+++ DATA LISTING +++

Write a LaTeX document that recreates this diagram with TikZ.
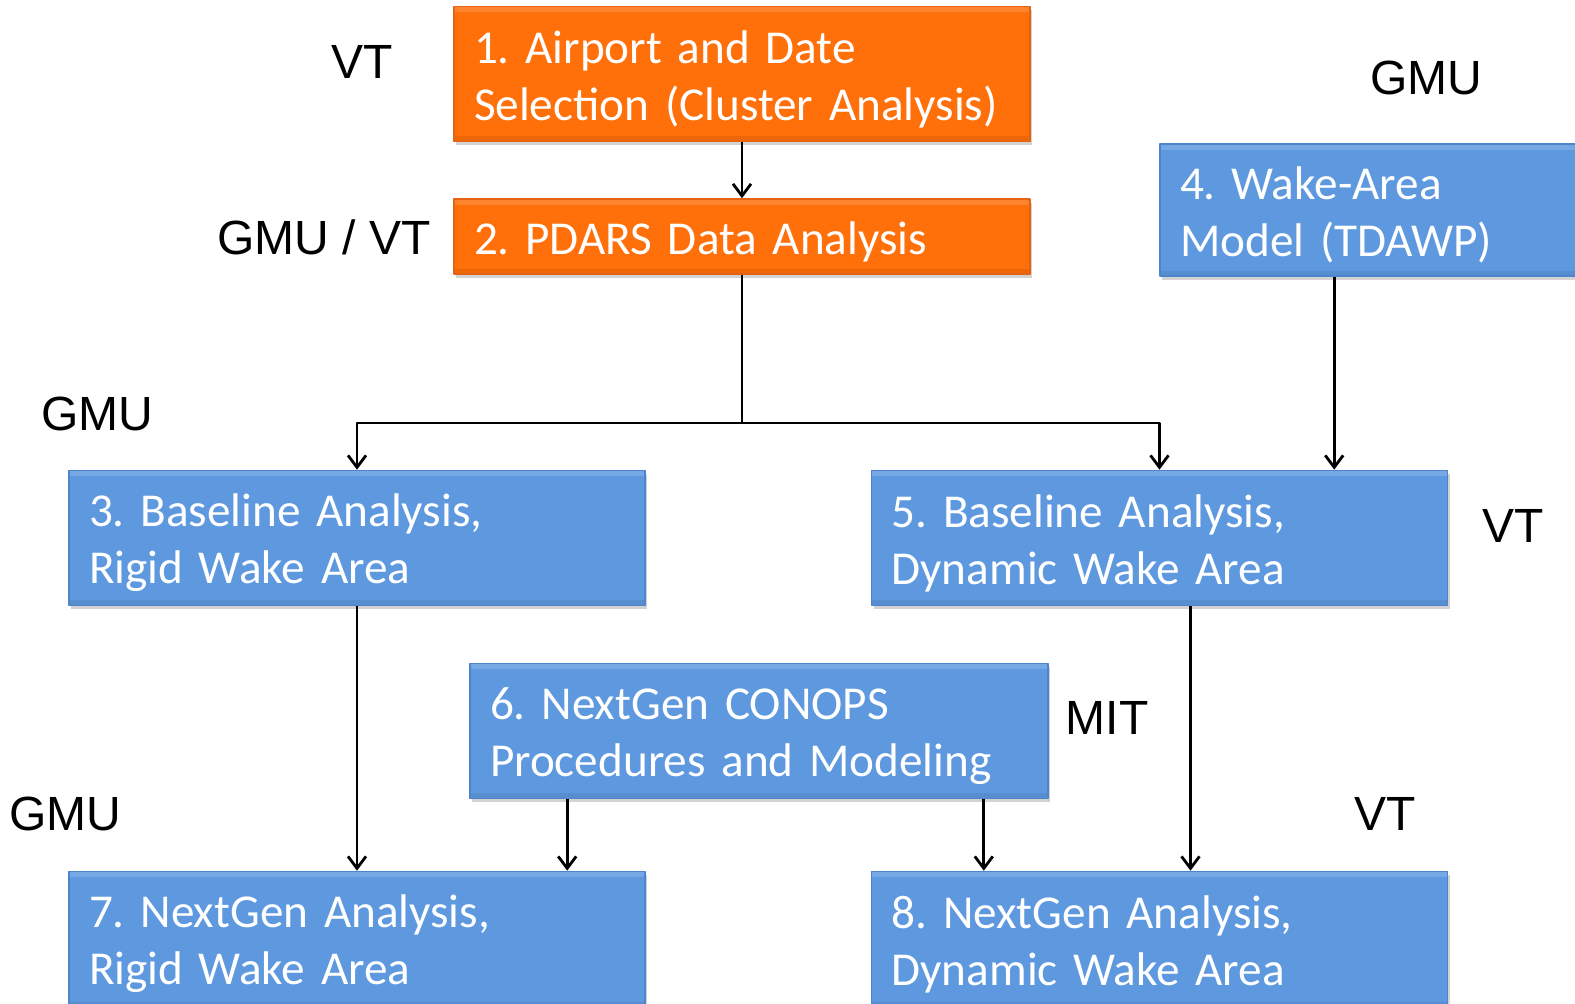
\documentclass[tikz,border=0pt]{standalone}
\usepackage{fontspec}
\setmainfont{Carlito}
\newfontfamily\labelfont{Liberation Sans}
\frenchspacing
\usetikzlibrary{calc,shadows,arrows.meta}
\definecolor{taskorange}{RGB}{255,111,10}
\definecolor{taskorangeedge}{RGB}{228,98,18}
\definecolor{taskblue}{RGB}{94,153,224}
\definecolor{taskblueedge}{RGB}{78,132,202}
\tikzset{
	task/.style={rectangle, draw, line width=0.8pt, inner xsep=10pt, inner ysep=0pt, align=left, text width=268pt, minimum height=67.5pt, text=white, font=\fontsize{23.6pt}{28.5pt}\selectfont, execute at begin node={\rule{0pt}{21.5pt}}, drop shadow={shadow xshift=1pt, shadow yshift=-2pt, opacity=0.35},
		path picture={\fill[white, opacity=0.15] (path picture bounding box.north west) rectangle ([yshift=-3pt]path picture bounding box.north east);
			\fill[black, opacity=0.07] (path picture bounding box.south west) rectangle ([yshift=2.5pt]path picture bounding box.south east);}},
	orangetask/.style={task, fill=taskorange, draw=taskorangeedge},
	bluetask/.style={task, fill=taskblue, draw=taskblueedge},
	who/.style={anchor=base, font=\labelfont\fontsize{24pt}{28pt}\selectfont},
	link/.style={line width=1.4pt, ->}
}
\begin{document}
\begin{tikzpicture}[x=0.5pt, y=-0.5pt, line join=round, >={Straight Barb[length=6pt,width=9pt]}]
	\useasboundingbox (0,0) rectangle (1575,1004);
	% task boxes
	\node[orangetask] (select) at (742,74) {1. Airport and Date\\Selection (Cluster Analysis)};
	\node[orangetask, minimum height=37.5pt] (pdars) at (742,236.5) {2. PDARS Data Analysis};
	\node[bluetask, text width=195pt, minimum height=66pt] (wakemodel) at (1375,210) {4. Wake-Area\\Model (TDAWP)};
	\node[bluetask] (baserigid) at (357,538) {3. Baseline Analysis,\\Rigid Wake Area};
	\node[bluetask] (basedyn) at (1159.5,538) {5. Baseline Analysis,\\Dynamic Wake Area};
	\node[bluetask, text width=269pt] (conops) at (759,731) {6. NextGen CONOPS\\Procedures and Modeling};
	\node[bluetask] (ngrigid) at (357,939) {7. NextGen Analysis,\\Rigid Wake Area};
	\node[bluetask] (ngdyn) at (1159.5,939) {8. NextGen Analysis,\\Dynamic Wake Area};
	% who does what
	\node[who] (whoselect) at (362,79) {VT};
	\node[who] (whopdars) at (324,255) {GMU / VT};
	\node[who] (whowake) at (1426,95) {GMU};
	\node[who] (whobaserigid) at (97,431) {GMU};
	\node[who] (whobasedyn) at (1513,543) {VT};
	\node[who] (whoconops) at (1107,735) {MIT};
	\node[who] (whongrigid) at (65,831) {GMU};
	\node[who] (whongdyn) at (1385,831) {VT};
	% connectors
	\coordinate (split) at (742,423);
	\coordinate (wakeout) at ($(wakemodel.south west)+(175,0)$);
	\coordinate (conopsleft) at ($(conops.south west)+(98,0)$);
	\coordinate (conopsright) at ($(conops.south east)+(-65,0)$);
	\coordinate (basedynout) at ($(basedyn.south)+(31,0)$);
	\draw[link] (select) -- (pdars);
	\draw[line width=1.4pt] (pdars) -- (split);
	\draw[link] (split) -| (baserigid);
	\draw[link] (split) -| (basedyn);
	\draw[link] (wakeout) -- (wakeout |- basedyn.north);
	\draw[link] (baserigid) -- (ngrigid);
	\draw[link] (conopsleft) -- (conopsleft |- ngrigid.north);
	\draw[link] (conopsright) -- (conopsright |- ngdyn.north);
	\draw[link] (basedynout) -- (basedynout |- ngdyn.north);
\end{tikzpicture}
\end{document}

+++
+++ DATA LISTING +++

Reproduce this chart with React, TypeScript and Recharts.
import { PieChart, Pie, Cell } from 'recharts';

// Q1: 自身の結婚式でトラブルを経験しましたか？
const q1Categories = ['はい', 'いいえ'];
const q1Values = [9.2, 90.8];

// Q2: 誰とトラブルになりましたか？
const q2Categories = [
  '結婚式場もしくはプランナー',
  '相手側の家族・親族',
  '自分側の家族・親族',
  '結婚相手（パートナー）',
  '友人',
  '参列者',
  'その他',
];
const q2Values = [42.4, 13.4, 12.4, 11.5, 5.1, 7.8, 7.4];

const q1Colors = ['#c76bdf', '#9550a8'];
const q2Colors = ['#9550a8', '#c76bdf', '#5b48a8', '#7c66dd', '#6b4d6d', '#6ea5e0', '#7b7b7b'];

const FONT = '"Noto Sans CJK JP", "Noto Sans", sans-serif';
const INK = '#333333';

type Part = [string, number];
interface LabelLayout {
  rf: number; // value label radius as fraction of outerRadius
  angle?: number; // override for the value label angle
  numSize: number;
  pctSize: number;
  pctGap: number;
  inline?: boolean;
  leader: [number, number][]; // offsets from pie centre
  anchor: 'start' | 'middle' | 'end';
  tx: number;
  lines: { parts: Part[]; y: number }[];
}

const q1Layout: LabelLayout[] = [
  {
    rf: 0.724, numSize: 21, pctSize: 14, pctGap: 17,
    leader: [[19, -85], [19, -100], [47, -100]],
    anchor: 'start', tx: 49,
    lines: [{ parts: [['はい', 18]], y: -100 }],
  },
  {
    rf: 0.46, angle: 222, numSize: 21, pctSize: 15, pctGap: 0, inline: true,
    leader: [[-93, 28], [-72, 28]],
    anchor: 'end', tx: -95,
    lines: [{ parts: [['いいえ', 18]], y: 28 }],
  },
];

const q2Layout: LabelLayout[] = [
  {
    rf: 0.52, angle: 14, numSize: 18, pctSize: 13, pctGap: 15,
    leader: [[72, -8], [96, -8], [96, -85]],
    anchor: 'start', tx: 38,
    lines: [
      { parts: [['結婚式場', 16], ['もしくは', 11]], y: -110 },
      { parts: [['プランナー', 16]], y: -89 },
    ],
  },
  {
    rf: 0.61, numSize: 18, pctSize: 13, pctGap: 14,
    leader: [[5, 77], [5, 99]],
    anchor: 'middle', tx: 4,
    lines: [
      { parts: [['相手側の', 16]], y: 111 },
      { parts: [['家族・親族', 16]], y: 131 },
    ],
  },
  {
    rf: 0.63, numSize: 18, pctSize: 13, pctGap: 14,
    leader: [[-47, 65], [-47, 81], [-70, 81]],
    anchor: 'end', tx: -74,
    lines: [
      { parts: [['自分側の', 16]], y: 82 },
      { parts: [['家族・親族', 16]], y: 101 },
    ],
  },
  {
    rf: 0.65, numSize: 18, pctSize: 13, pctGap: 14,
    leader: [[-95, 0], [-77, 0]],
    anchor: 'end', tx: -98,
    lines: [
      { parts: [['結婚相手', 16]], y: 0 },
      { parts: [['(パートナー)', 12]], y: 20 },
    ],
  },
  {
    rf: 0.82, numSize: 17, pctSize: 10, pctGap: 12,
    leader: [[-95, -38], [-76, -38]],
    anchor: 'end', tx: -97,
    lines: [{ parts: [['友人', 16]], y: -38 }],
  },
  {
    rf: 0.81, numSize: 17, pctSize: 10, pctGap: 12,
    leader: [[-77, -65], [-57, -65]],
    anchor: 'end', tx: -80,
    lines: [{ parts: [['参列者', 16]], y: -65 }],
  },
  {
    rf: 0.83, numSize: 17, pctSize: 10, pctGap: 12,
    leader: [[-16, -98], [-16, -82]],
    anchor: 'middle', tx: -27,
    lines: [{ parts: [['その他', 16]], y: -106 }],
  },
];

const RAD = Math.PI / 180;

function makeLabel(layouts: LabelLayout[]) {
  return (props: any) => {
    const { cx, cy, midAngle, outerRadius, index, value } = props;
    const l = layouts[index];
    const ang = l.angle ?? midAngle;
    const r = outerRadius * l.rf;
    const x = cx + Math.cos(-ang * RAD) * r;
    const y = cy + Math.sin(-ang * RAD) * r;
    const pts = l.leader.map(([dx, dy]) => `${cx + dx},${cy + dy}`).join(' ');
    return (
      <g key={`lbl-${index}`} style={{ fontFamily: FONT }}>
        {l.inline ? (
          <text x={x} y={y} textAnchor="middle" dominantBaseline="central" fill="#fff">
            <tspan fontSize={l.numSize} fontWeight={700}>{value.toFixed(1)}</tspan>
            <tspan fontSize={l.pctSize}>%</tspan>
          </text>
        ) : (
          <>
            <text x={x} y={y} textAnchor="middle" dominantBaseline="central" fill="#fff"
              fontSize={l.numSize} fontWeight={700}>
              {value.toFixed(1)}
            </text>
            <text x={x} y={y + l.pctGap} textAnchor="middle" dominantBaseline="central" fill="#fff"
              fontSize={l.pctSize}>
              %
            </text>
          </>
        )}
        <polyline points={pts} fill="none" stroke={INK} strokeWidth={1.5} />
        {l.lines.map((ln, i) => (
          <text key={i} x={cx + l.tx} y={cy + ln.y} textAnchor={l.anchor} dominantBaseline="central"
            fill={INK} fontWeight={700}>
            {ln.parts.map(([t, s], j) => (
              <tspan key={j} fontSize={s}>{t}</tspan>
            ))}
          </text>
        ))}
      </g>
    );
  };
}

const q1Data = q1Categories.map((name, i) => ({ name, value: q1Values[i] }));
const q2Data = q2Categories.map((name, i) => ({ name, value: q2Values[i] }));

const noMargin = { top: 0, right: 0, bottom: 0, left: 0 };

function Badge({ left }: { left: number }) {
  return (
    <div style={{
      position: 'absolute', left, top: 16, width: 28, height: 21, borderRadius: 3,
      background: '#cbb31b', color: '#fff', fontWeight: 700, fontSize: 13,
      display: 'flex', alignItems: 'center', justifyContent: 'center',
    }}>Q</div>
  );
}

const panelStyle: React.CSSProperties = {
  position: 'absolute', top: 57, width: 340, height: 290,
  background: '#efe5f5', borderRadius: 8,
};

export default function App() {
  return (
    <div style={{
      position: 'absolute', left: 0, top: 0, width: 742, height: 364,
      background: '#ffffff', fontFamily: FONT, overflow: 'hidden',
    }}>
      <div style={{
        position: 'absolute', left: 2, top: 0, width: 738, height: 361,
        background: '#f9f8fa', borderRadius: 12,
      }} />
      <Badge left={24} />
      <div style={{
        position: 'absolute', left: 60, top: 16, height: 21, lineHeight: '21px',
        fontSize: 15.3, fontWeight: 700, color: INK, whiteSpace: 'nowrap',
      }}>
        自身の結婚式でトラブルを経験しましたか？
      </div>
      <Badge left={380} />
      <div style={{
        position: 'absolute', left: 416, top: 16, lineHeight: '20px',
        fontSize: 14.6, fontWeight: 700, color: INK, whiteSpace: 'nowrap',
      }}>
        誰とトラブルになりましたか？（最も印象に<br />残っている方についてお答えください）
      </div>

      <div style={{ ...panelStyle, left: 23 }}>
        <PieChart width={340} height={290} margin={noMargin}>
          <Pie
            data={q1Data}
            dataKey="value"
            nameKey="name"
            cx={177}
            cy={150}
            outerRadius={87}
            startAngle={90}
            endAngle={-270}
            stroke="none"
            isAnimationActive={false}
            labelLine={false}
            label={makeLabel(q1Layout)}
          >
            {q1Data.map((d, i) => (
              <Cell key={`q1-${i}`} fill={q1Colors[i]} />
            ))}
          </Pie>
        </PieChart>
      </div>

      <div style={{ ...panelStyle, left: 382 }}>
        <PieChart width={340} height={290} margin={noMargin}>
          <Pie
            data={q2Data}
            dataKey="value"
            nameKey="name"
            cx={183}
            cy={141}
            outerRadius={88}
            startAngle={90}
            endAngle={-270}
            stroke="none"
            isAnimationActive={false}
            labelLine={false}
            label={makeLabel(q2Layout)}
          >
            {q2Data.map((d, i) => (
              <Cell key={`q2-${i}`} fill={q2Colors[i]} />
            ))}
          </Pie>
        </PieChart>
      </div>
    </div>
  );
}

+++

§ TASK INSTRUCTIONS:
Search the data for "React" and list every line in which it occurs.

§ RESPONSE:
Reproduce this chart with React, TypeScript and Recharts.
const panelStyle: React.CSSProperties = {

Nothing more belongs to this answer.